Os que se dizem de direita, exibem uma arrogância econômica,
uma ignorância astronômica, uma agressividade brochante. Os que se dizem de
esquerda exibem uma arrogância intelectual, donos da verdade que são, sempre de
cima, desrespeitando mesmo que com benevolência os irmãos sabotados pela
sociedade.
Não estamos entre direita e esquerda, estamos entre
empresarismo e humanismo. O que se pretende é que no centro de importância da
sociedade esteja o ser humano, a harmonia social, a formação das pessoas em
humanidade, com as prioridades totais na satisfação de todas as necessidades
básicas de todas as pessoas. Uma sociedade onde seja inadmissível a existência
de miséria, fome e desabrigo. Onde as crianças recebam as melhores condições
pra se desenvolverem ao longo da adolescência e da juventude, pra exercer as
suas vocações na coletividade. Isso exterminaria a necessidade de presídios,
secaria a maior fonte de criminalidade de rua. Todos seriam servidos dos seus
direitos, alimentação, moradia, saneamento, educação, formação humana,
instrução, informação. E a velhice produziria a sabedoria de que é capaz em
benefício da coletividade, com todo o apoio social de que necessitasse, sem
exclusão de nenhuma forma.
Digo “seriam”, “produziriam” apenas porque sei que, apesar
de trabalhar nessa direção, não será no meu tempo de vida. Porque também sei
que será assim, no fundo da alma. Quanto tempo, quantas gerações vai levar, e o
que vai ser preciso pra que isso aconteça, não se sabe. Mas olhando pra trás,
dá pra fazer projeções pro futuro, com a assessoria da intuição e do sentimento
– nossos sintonizadores com dimensões espirituais. E que ninguém me peça pra
definir “dimensões espirituais”... eu não me atreveria. Só sei que taí e levo
em conta. A consciência ativa traz os recados, as instruções e os silêncios.

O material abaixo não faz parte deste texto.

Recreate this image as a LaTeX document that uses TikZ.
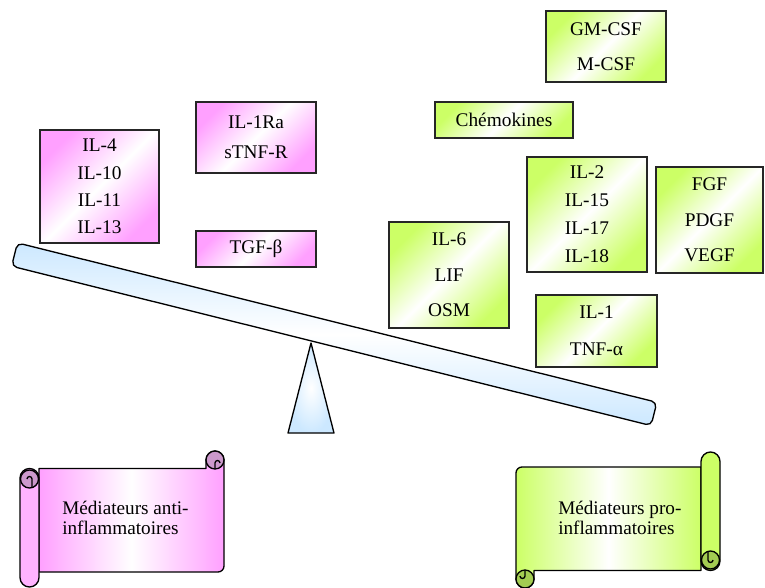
\documentclass[tikz,border=0pt]{standalone}
\usepackage{fontspec}
\setmainfont{Liberation Serif}
\definecolor{pinkc}{RGB}{255,160,255}
\definecolor{pinkroll}{RGB}{255,179,255}
\definecolor{pinkdark}{RGB}{204,153,204}
\definecolor{greenc}{RGB}{204,255,102}
\definecolor{greendark}{RGB}{163,204,82}
\definecolor{beamc}{RGB}{204,232,255}
\tikzset{
  cyto/.style={draw=black!85, line width=0.9pt, align=center, inner sep=0pt,
    font=\fontsize{14.5}{#1}\selectfont},
  boxsize/.style 2 args={minimum width=#1*0.75pt, minimum height=#2*0.75pt},
  anti/.style={cyto=#1, left color=pinkc, right color=pinkc, middle color=white, shading angle=45},
  pro/.style={cyto=#1, left color=greenc, right color=greenc, middle color=white, shading angle=45},
  scrolltext/.style={align=left, inner sep=0pt, font=\fontsize{14.4}{14.6}\selectfont},
  scrollline/.style={draw=black, line width=1pt, line join=round},
  beam/.style={draw, line width=1pt, rounded corners=4pt, inner sep=0pt,
    minimum width=659*0.75pt, minimum height=24*0.75pt,
    top color=beamc, bottom color=beamc, middle color=white},
  pics/scroll/.style n args={3}{code={
    \draw[scrollline, left color=#1, right color=#1, middle color=white]
      (-83,-50.5) -- (84,-50.5) -- (84,-59) arc[start angle=180, end angle=360, radius=9]
      -- (102,47) arc[start angle=0, end angle=90, radius=6] -- (-83,53) -- cycle;
    \filldraw[scrollline, fill=#3] (93,-59) circle[radius=9];
    \draw[scrollline] (93,-50.5) -- (93,-56) arc[start angle=180, end angle=360, radius=2.5];
    \filldraw[scrollline, fill=#2] (-102,-41) arc[start angle=180, end angle=360, radius=9.5]
      -- (-83,58.5) arc[start angle=0, end angle=180, radius=9.5] -- cycle;
    \filldraw[scrollline, fill=#3] (-92.5,-40) circle[radius=9];
    \draw[scrollline] (-90,-31.5) -- (-90,-40) arc[start angle=0, end angle=-180, radius=2.5];
  }}
}
\begin{document}
\begin{tikzpicture}[x=0.75pt, y=-0.75pt]
\useasboundingbox (0,0) rectangle (765,587);

\node[anti=20.6pt, boxsize={119}{113}] (il4) at (99.5,186.5) {IL-4\\IL-10\\IL-11\\IL-13};
\node[anti=22.5pt, boxsize={120}{71}] (ilra) at (256,137.5) {IL-1Ra\\sTNF-R};
\node[anti=17pt, boxsize={120}{36}] (tgf) at (256,249) {TGF-β};

\node[pro=26.25pt, boxsize={120}{71}] (csf) at (606,46.5) {GM-CSF\\M-CSF};
\node[pro=17pt, boxsize={138}{36}] (chemo) at (504,120) {Chémokines};
\node[pro=21pt, boxsize={120}{115}] (il2) at (587,214.5) {IL-2\\IL-15\\IL-17\\IL-18};
\node[pro=26.6pt, boxsize={107}{106}] (fgf) at (709.5,220) {FGF\\PDGF\\VEGF};
\node[pro=26.6pt, boxsize={120}{106}] (il6) at (449,275) {IL-6\\LIF\\OSM};
\node[pro=27.75pt, boxsize={121}{72}] (il1) at (596.5,331) {IL-1\\TNF-α};

\draw[line width=1pt, line join=round, inner color=white, outer color=beamc]
  (311,343) -- (334,433) -- (288,433) -- cycle;
\node[beam, rotate=-14] (bar) at (334.25,334.25) {};

\pic (antiscroll) at (122,519) {scroll={pinkc}{pinkroll}{pinkdark}};
\pic[rotate=180] (proscroll) at (618,520) {scroll={greenc}{greenc}{greendark}};
\node[scrolltext, anchor=west] (antilabel) at (62,518) {Médiateurs anti-\\inflammatoires};
\node[scrolltext, anchor=west] (prolabel) at (558,518) {Médiateurs pro-\\inflammatoires};
\end{tikzpicture}
\end{document}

Quando a gente tá pronta pra saber, fica sabendo. Antes
disso é só pretensão. É preciso ir se desenvolvendo, aumentando as capacidades
de percepção e compreensão. E isso se faz no dia a dia, na auto-observação dos
pensamentos, sentimentos, desejos, valores e comportamentos. O que se
desenvolve internamente logo se estende ao coletivo.